_GIVEN EXERCISE:_ Copy out the listing that follows exactly, dropping every picture.

_COLLECTED MATERIAL:_
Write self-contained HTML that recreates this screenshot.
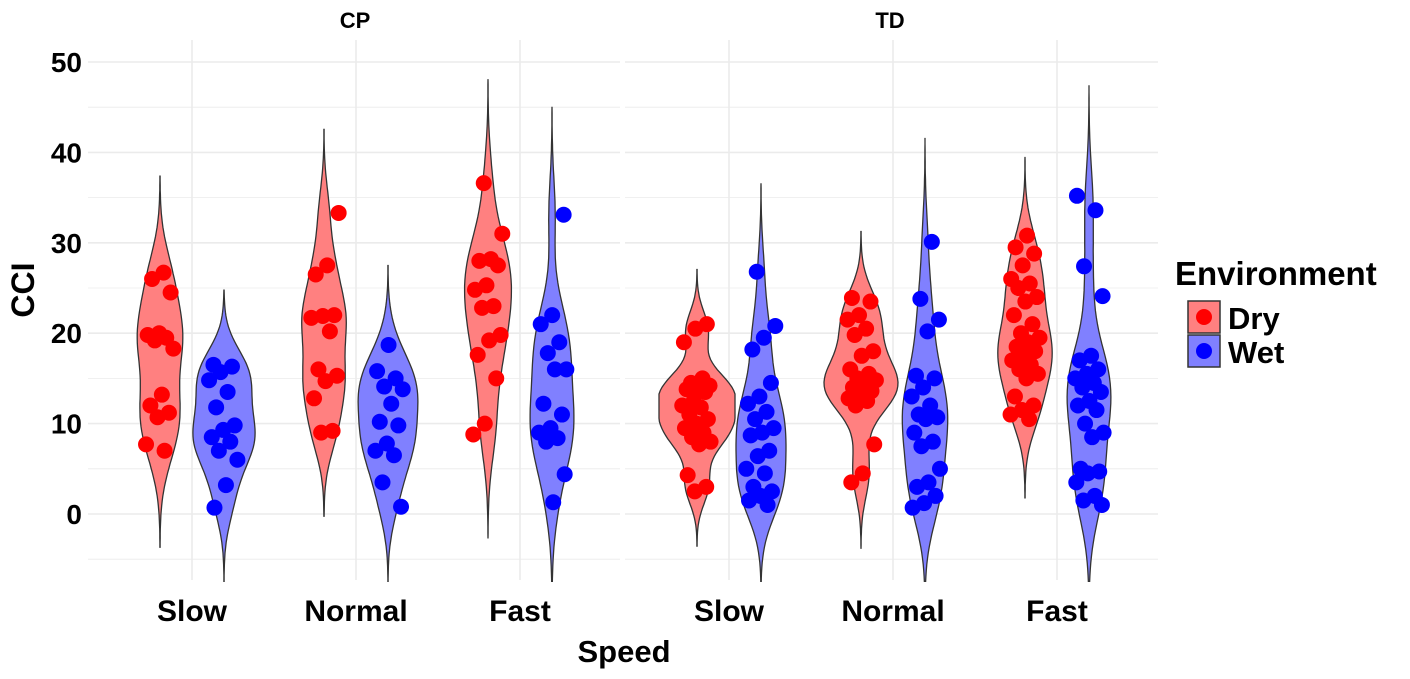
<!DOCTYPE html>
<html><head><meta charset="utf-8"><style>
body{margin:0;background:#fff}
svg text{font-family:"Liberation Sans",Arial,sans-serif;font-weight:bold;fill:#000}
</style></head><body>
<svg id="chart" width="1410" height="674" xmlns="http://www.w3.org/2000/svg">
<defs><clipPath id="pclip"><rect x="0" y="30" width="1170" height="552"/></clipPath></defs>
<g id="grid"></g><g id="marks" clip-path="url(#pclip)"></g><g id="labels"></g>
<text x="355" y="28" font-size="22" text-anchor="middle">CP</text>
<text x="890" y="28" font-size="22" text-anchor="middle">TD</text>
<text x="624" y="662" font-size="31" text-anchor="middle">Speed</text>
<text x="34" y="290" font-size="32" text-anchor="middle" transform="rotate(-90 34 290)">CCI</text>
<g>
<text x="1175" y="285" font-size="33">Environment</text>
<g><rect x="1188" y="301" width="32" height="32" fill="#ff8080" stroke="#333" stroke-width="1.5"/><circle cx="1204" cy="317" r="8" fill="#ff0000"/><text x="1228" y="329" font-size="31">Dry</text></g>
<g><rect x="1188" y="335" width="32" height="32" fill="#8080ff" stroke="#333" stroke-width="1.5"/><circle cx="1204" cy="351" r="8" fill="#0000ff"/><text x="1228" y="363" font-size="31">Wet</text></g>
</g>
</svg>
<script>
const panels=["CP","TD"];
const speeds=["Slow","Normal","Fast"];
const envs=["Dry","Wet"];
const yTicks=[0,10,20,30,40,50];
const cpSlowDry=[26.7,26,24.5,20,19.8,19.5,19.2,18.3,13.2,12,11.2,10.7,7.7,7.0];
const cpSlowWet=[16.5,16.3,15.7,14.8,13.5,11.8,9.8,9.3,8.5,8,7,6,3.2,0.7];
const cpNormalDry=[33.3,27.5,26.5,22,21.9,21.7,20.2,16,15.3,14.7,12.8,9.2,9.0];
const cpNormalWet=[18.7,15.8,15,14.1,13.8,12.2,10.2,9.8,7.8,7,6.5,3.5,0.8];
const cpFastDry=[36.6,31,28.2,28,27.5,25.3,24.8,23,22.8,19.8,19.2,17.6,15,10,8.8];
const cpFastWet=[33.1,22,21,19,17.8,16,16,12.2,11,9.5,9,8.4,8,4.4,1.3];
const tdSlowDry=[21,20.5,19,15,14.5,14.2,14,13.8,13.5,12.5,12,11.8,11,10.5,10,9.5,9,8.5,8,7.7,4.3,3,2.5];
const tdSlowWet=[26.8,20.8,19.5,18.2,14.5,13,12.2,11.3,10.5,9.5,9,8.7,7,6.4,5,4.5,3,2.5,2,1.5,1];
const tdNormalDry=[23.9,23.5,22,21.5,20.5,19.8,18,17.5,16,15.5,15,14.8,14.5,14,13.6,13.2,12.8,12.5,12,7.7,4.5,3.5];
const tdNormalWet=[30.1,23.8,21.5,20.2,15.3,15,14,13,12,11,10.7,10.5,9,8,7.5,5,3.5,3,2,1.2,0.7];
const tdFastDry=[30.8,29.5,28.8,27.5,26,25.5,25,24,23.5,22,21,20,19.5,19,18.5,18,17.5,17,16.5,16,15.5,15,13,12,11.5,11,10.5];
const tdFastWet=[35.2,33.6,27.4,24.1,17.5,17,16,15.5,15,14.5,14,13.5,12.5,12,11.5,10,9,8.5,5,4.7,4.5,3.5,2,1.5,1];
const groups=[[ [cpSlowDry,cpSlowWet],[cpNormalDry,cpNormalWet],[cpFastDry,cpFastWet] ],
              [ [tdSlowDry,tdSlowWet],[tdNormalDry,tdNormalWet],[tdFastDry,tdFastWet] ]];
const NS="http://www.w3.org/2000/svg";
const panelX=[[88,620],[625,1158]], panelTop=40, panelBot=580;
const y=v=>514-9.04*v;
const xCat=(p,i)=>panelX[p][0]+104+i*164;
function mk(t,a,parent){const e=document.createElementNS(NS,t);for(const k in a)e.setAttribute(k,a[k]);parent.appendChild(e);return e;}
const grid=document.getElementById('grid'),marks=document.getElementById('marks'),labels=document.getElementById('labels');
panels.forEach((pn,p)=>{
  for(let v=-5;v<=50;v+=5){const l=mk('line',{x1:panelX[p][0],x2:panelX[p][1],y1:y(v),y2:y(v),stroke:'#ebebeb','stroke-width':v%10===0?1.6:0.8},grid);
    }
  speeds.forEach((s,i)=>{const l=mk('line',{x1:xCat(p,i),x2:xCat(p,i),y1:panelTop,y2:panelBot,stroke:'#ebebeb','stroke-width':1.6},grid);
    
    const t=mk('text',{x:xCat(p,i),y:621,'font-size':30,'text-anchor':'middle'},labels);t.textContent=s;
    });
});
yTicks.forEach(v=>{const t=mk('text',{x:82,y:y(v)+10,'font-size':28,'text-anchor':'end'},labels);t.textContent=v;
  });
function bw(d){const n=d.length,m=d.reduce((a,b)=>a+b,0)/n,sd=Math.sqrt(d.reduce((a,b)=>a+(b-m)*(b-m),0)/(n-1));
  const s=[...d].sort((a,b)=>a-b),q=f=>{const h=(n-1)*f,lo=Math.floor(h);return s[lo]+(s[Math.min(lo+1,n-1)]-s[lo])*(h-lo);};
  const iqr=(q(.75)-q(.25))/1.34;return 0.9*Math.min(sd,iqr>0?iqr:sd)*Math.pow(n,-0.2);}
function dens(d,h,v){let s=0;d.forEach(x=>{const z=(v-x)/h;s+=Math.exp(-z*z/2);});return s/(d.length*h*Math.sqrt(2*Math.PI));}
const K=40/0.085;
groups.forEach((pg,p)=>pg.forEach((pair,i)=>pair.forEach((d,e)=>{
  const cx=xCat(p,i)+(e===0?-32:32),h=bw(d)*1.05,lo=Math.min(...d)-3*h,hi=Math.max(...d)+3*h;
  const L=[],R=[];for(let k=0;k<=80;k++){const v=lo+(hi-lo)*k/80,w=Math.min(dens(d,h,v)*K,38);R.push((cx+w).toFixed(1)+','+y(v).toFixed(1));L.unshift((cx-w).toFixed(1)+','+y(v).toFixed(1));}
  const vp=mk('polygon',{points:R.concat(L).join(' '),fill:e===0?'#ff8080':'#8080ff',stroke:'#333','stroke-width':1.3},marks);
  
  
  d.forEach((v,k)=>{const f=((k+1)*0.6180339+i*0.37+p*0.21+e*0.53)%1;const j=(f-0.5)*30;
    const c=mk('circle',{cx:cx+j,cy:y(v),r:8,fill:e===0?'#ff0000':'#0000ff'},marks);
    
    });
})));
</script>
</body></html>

_RESULT OF THIS EXERCISE:_
Write self-contained HTML that recreates this screenshot.
<!DOCTYPE html>
<html><head><meta charset="utf-8"><style>
body{margin:0;background:#fff}
svg text{font-family:"Liberation Sans",Arial,sans-serif;font-weight:bold;fill:#000}
</style></head><body>
<svg id="chart" width="1410" height="674" xmlns="http://www.w3.org/2000/svg">
<defs><clipPath id="pclip"><rect x="0" y="30" width="1170" height="552"/></clipPath></defs>
<g id="grid"></g><g id="marks" clip-path="url(#pclip)"></g><g id="labels"></g>
<text x="355" y="28" font-size="22" text-anchor="middle">CP</text>
<text x="890" y="28" font-size="22" text-anchor="middle">TD</text>
<text x="624" y="662" font-size="31" text-anchor="middle">Speed</text>
<text x="34" y="290" font-size="32" text-anchor="middle" transform="rotate(-90 34 290)">CCI</text>
<g>
<text x="1175" y="285" font-size="33">Environment</text>
<g><rect x="1188" y="301" width="32" height="32" fill="#ff8080" stroke="#333" stroke-width="1.5"/><circle cx="1204" cy="317" r="8" fill="#ff0000"/><text x="1228" y="329" font-size="31">Dry</text></g>
<g><rect x="1188" y="335" width="32" height="32" fill="#8080ff" stroke="#333" stroke-width="1.5"/><circle cx="1204" cy="351" r="8" fill="#0000ff"/><text x="1228" y="363" font-size="31">Wet</text></g>
</g>
</svg>
<script>
const panels=["CP","TD"];
const speeds=["Slow","Normal","Fast"];
const envs=["Dry","Wet"];
const yTicks=[0,10,20,30,40,50];
const cpSlowDry=[26.7,26,24.5,20,19.8,19.5,19.2,18.3,13.2,12,11.2,10.7,7.7,7.0];
const cpSlowWet=[16.5,16.3,15.7,14.8,13.5,11.8,9.8,9.3,8.5,8,7,6,3.2,0.7];
const cpNormalDry=[33.3,27.5,26.5,22,21.9,21.7,20.2,16,15.3,14.7,12.8,9.2,9.0];
const cpNormalWet=[18.7,15.8,15,14.1,13.8,12.2,10.2,9.8,7.8,7,6.5,3.5,0.8];
const cpFastDry=[36.6,31,28.2,28,27.5,25.3,24.8,23,22.8,19.8,19.2,17.6,15,10,8.8];
const cpFastWet=[33.1,22,21,19,17.8,16,16,12.2,11,9.5,9,8.4,8,4.4,1.3];
const tdSlowDry=[21,20.5,19,15,14.5,14.2,14,13.8,13.5,12.5,12,11.8,11,10.5,10,9.5,9,8.5,8,7.7,4.3,3,2.5];
const tdSlowWet=[26.8,20.8,19.5,18.2,14.5,13,12.2,11.3,10.5,9.5,9,8.7,7,6.4,5,4.5,3,2.5,2,1.5,1];
const tdNormalDry=[23.9,23.5,22,21.5,20.5,19.8,18,17.5,16,15.5,15,14.8,14.5,14,13.6,13.2,12.8,12.5,12,7.7,4.5,3.5];
const tdNormalWet=[30.1,23.8,21.5,20.2,15.3,15,14,13,12,11,10.7,10.5,9,8,7.5,5,3.5,3,2,1.2,0.7];
const tdFastDry=[30.8,29.5,28.8,27.5,26,25.5,25,24,23.5,22,21,20,19.5,19,18.5,18,17.5,17,16.5,16,15.5,15,13,12,11.5,11,10.5];
const tdFastWet=[35.2,33.6,27.4,24.1,17.5,17,16,15.5,15,14.5,14,13.5,12.5,12,11.5,10,9,8.5,5,4.7,4.5,3.5,2,1.5,1];
const groups=[[ [cpSlowDry,cpSlowWet],[cpNormalDry,cpNormalWet],[cpFastDry,cpFastWet] ],
              [ [tdSlowDry,tdSlowWet],[tdNormalDry,tdNormalWet],[tdFastDry,tdFastWet] ]];
const NS="http://www.w3.org/2000/svg";
const panelX=[[88,620],[625,1158]], panelTop=40, panelBot=580;
const y=v=>514-9.04*v;
const xCat=(p,i)=>panelX[p][0]+104+i*164;
function mk(t,a,parent){const e=document.createElementNS(NS,t);for(const k in a)e.setAttribute(k,a[k]);parent.appendChild(e);return e;}
const grid=document.getElementById('grid'),marks=document.getElementById('marks'),labels=document.getElementById('labels');
panels.forEach((pn,p)=>{
  for(let v=-5;v<=50;v+=5){const l=mk('line',{x1:panelX[p][0],x2:panelX[p][1],y1:y(v),y2:y(v),stroke:'#ebebeb','stroke-width':v%10===0?1.6:0.8},grid);
    }
  speeds.forEach((s,i)=>{const l=mk('line',{x1:xCat(p,i),x2:xCat(p,i),y1:panelTop,y2:panelBot,stroke:'#ebebeb','stroke-width':1.6},grid);
    
    const t=mk('text',{x:xCat(p,i),y:621,'font-size':30,'text-anchor':'middle'},labels);t.textContent=s;
    });
});
yTicks.forEach(v=>{const t=mk('text',{x:82,y:y(v)+10,'font-size':28,'text-anchor':'end'},labels);t.textContent=v;
  });
function bw(d){const n=d.length,m=d.reduce((a,b)=>a+b,0)/n,sd=Math.sqrt(d.reduce((a,b)=>a+(b-m)*(b-m),0)/(n-1));
  const s=[...d].sort((a,b)=>a-b),q=f=>{const h=(n-1)*f,lo=Math.floor(h);return s[lo]+(s[Math.min(lo+1,n-1)]-s[lo])*(h-lo);};
  const iqr=(q(.75)-q(.25))/1.34;return 0.9*Math.min(sd,iqr>0?iqr:sd)*Math.pow(n,-0.2);}
function dens(d,h,v){let s=0;d.forEach(x=>{const z=(v-x)/h;s+=Math.exp(-z*z/2);});return s/(d.length*h*Math.sqrt(2*Math.PI));}
const K=40/0.085;
groups.forEach((pg,p)=>pg.forEach((pair,i)=>pair.forEach((d,e)=>{
  const cx=xCat(p,i)+(e===0?-32:32),h=bw(d)*1.05,lo=Math.min(...d)-3*h,hi=Math.max(...d)+3*h;
  const L=[],R=[];for(let k=0;k<=80;k++){const v=lo+(hi-lo)*k/80,w=Math.min(dens(d,h,v)*K,38);R.push((cx+w).toFixed(1)+','+y(v).toFixed(1));L.unshift((cx-w).toFixed(1)+','+y(v).toFixed(1));}
  const vp=mk('polygon',{points:R.concat(L).join(' '),fill:e===0?'#ff8080':'#8080ff',stroke:'#333','stroke-width':1.3},marks);
  
  
  d.forEach((v,k)=>{const f=((k+1)*0.6180339+i*0.37+p*0.21+e*0.53)%1;const j=(f-0.5)*30;
    const c=mk('circle',{cx:cx+j,cy:y(v),r:8,fill:e===0?'#ff0000':'#0000ff'},marks);
    
    });
})));
</script>
</body></html>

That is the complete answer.